A wooden block of mass ' \(m\) ' moves with velocity ' \(v\) ' and collides with another block of mass ' \(4 \mathrm{~m}\) ', which is at rest. After collision the block of mass ' \(m\) ' comes to rest.

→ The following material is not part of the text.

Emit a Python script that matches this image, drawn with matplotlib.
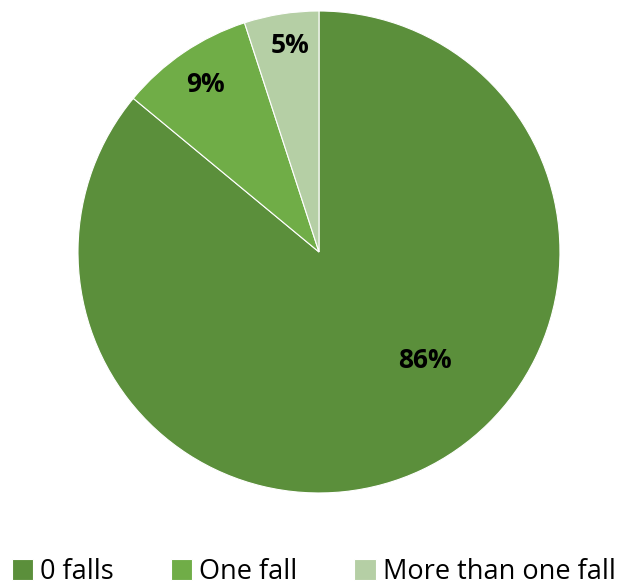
import matplotlib.pyplot as plt

# data
categories = ["0 falls", "One fall", "More than one fall"]
values = [86, 9, 5]
colors = ["#5B8F3B", "#70AD47", "#B5CFA5"]
label_pos = [(0.44, -0.45), (-0.47, 0.695), (-0.12, 0.855)]

plt.rcParams['font.family'] = ['Open Sans', 'DejaVu Sans']

fig = plt.figure(figsize=(6.27, 5.85), dpi=100)
ax = fig.add_axes([0.1244, 0.1573, 0.7687, 0.8239])

wedges, _ = ax.pie(values, colors=colors, startangle=90, counterclock=False,
                   radius=1.0, wedgeprops=dict(edgecolor="white", linewidth=0.8))
for v, (x, y) in zip(values, label_pos):
    ax.text(x, y, f"{v}%", ha="center", va="center", fontsize=19, fontweight="bold")
ax.set_xlim(-1, 1)
ax.set_ylim(-1, 1)
ax.set_aspect("equal")

fig.legend(wedges, categories, loc="lower center", ncol=3, frameon=False,
           fontsize=19.5, handlelength=0.8, handleheight=0.8, handletextpad=0.25,
           columnspacing=2.1, bbox_to_anchor=(0.5, -0.043))

fig.savefig("out.png", dpi=100)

The coefficient of restitution will be

\(\begin{aligned}& \mathrm{M}_1=\mathrm{m}, \mathrm{u}_1=\mathrm{v}, \mathrm{v}_1=0 \\& \mathrm{M}_2=4 \mathrm{~m}, \mathrm{u}_2=0, \mathrm{v}_2=?\end{aligned}\)
By law of conservation of momentum, we have
\(\begin{aligned}& \mathrm{m}_1 \mathrm{u}_1+\mathrm{m}_2 \mathrm{u}_2=\mathrm{m}_1 \mathrm{v}_1+\mathrm{m}_2 \mathrm{v}_2 \\& \therefore \mathrm{mv}+0=0+4 \mathrm{mv}_2 \\& \therefore \mathrm{v}=4 \mathrm{v}_2 \text { or } \mathrm{v}_2=\frac{\mathrm{v}}{4}\end{aligned}\)
Coefficient of restitution \(\mathrm{e}=\frac{\mathrm{v}_2-\mathrm{v}_1}{\mathrm{u}_1-\mathrm{u}_2}\)
\(=\frac{\frac{\mathrm{v}}{4}-0}{\mathrm{v}-0}=\frac{1}{4}=0.25\)